Release dates and formats for "Stop!"
| Region | Date | Format(s) | Label(s) | Ref. |
| United Kingdom | 2 May 1988 | 7-inch vinyl; 12-inch vinyl; | A&M |  |
| United Kingdom (re-release) | 23 January 1989 | 7-inch vinyl; 12-inch vinyl; CD; |  |
| Japan | 21 June 1989 | CD |  |

==Jamelia version==

English singer Jamelia covered "Stop!" after the makers of the 2004 film Bridget Jones: The Edge of Reason approached her to record it to illustrate an integral part of the film. Jamelia instantly accepted the offer and explained how much she was a fan of the character and of the first film. The exclamation mark at the end of the title was dropped for the Jamelia release.

"Stop" was released as a double A-side with the song "DJ" on 1 November 2004. The single peaked at number nine on the UK Singles Chart and became Jamelia's fourth consecutive top-10 entry, spending 12 weeks on the chart. It also became her fourth consecutive top-40 single in Australia, peaking at number 37.

The formats of "DJ" and "Stop" received a staggered release. On 1 November 2004, the two-track CD one was released along with the "DJ" CD release. Due to time constraints, the "Stop" music video (directed by Alex Hemming) could not be added in time to make the 1 November release date and so the CD two was released a week later on 8 November 2004. This was also the first DVD single release from Jamelia.
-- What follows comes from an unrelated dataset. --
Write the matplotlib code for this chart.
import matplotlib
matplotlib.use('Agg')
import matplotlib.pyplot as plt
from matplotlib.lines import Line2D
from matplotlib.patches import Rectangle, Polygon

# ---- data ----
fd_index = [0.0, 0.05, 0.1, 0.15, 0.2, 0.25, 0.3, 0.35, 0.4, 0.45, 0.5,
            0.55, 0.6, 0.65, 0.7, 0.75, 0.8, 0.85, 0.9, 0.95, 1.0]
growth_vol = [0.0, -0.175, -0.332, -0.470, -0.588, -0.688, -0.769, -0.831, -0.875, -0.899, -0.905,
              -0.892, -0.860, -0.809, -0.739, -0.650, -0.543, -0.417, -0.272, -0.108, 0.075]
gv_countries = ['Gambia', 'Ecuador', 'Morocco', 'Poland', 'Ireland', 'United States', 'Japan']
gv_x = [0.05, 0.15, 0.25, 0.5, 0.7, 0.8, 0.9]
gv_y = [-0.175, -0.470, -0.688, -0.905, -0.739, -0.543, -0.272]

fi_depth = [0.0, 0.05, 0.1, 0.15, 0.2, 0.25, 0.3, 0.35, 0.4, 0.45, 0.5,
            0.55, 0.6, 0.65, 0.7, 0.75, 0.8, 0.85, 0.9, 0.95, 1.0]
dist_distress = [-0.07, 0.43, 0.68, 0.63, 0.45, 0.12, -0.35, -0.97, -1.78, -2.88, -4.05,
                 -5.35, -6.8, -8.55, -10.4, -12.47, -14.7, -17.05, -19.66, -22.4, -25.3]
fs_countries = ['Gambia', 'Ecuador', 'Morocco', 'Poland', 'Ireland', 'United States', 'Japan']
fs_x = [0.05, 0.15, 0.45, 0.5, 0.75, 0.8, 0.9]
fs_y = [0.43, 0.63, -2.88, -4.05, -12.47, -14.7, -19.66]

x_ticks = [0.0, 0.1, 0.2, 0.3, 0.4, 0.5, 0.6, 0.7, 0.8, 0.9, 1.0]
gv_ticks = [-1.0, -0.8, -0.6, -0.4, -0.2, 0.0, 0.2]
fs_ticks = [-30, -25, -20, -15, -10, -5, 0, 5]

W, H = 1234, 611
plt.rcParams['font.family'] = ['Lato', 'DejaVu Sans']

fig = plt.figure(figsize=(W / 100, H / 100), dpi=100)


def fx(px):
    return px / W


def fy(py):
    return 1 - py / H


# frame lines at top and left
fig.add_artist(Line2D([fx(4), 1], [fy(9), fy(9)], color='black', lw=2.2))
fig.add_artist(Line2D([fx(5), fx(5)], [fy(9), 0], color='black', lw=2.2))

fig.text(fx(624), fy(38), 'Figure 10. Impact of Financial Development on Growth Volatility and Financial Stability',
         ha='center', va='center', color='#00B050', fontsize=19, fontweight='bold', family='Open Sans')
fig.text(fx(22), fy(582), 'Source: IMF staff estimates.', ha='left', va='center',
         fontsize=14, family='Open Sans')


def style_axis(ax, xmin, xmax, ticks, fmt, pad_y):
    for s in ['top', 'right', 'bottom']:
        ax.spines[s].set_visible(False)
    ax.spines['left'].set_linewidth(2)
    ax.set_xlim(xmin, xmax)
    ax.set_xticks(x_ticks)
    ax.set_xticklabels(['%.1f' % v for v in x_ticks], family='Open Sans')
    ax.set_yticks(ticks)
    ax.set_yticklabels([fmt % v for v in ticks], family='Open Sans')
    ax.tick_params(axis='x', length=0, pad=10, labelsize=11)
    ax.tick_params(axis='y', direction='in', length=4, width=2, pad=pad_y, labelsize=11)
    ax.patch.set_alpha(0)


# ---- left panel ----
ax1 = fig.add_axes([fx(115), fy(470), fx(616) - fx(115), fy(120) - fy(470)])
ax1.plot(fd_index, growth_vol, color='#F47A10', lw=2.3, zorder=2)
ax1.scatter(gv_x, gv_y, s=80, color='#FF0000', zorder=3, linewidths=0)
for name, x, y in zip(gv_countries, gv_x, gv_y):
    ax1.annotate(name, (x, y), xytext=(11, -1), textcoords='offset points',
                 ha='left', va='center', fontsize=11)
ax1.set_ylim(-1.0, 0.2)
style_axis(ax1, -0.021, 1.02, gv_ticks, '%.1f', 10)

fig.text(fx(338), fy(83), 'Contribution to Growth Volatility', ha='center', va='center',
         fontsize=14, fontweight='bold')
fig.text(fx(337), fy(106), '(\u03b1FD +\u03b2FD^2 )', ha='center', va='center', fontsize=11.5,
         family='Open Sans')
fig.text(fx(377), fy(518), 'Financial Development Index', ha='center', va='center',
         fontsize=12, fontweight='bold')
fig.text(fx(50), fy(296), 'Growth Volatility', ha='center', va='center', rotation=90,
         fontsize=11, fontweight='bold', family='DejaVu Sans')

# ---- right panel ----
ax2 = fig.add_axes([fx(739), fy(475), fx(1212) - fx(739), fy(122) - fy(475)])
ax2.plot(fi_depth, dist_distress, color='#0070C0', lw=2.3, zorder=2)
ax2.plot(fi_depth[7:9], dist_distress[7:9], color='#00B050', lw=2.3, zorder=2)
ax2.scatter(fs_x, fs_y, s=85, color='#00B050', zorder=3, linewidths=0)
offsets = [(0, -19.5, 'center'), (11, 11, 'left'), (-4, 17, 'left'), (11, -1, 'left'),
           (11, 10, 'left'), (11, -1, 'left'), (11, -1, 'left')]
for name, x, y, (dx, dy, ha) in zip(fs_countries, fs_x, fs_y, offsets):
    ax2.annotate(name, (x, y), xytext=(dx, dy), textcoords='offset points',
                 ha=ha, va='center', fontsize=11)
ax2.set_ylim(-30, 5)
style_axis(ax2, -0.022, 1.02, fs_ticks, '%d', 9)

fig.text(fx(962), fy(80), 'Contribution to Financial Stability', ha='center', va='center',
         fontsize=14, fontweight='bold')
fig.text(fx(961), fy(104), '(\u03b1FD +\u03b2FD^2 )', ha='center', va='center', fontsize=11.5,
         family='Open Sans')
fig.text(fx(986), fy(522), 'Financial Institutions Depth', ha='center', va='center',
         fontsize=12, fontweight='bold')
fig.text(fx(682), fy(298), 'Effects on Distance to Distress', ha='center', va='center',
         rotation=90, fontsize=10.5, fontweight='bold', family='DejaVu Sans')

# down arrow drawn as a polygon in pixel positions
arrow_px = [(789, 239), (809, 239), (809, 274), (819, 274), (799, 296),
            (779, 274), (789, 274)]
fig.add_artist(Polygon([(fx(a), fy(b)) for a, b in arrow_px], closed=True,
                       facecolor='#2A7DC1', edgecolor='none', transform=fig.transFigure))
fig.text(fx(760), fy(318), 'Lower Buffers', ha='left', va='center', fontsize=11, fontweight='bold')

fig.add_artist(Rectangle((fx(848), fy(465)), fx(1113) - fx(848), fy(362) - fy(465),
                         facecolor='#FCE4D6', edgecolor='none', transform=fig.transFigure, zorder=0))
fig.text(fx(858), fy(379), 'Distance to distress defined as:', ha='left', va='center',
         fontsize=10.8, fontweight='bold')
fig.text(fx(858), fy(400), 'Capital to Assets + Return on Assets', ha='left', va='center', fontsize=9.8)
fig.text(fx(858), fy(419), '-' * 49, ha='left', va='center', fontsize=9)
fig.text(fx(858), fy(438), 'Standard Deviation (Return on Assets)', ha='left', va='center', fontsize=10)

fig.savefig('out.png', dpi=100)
The single release also contained a cover of Wham!'s "Last Christmas".

===Track listings===
- UK CD1 and European CD single
1. "DJ"
2. "Stop"

- UK CD2
3. "DJ"
4. "Stop"
5. "Last Christmas"
6. "Stop" (video)

- Australian CD single
7. "DJ"
8. "Stop"
9. "Last Christmas"

===Charts===
All entries charted as "DJ" / "Stop" unless otherwise noted.

====Weekly charts====

Weekly chart performance for "DJ" / "Stop"
| Chart (2004–2005) | Peak position |
|---|---|
| Australia (ARIA) | 37 |
| Belgium (Ultratop 50 Flanders) | 46 |
| Belgium (Ultratip Bubbling Under Wallonia) | 6 |
| Germany (GfK) "Stop" only | 56 |
| Greece (IFPI) | 22 |
| Hungary (Editors' Choice Top 40) "Stop" only | 38 |
| Ireland (IRMA) | 12 |
| Scotland Singles (Official Charts) | 10 |
| Switzerland (Schweizer Hitparade) | 36 |
| UK Singles (Official Charts) | 9 |
| UK Hip Hop/R&B (Official Charts) | 6 |

====Year-end charts====

Year-end chart performance for "DJ" / "Stop"
| Chart (2004) | Position |
|---|---|
| UK Singles (OCC) | 107 |

==Other versions==
- It was covered by Polish singer Edyta Górniak in 1989, at age 16, when she gave her first public appearance on a Polish television talent show of which she won.
- It was covered by blues rocker Joe Bonamassa in 2009, who recorded a seven-minute version of the song for inclusion on his album The Ballad of John Henry.
- It was covered by Norwegian singer Ane Brun in 2005, whom released a version (as a duet with Liv Widell) on her album Duets.
- It was covered by Icelandic singer Hafdís Huld, whom recorded an a cappella version which was used for a pan-European TV commercial for Mercedes-Benz in the summer of 2008. A fully instrumented version was released as a single in Iceland on 24 October 2008 with a full iTunes release on 24 November via Red Grape.
- It was covered by Vietnamese singer Mỹ Tâm on her album 10 Years Anniversary Liveshow 2011: Mỹ Tâm Melodies of time
- It was covered by Paul Dempsey, frontman of the Australian group Something for Kate, as a bonus track on the deluxe version of the band's 2012 album Leave Your Soul to Science.
- It was covered by Italian singer Andrea Faustini in week 7 of the live show on The X Factor 2014 after ending up in the bottom two with Stevi Ritchie.
- It was covered by Four of Diamonds in the six chair challenge on The X Factor 2016.
- It was covered by Nikita Dzhigurda in the voice of Whitney Houston on "Pikabu" 2019 specially for Makhmud.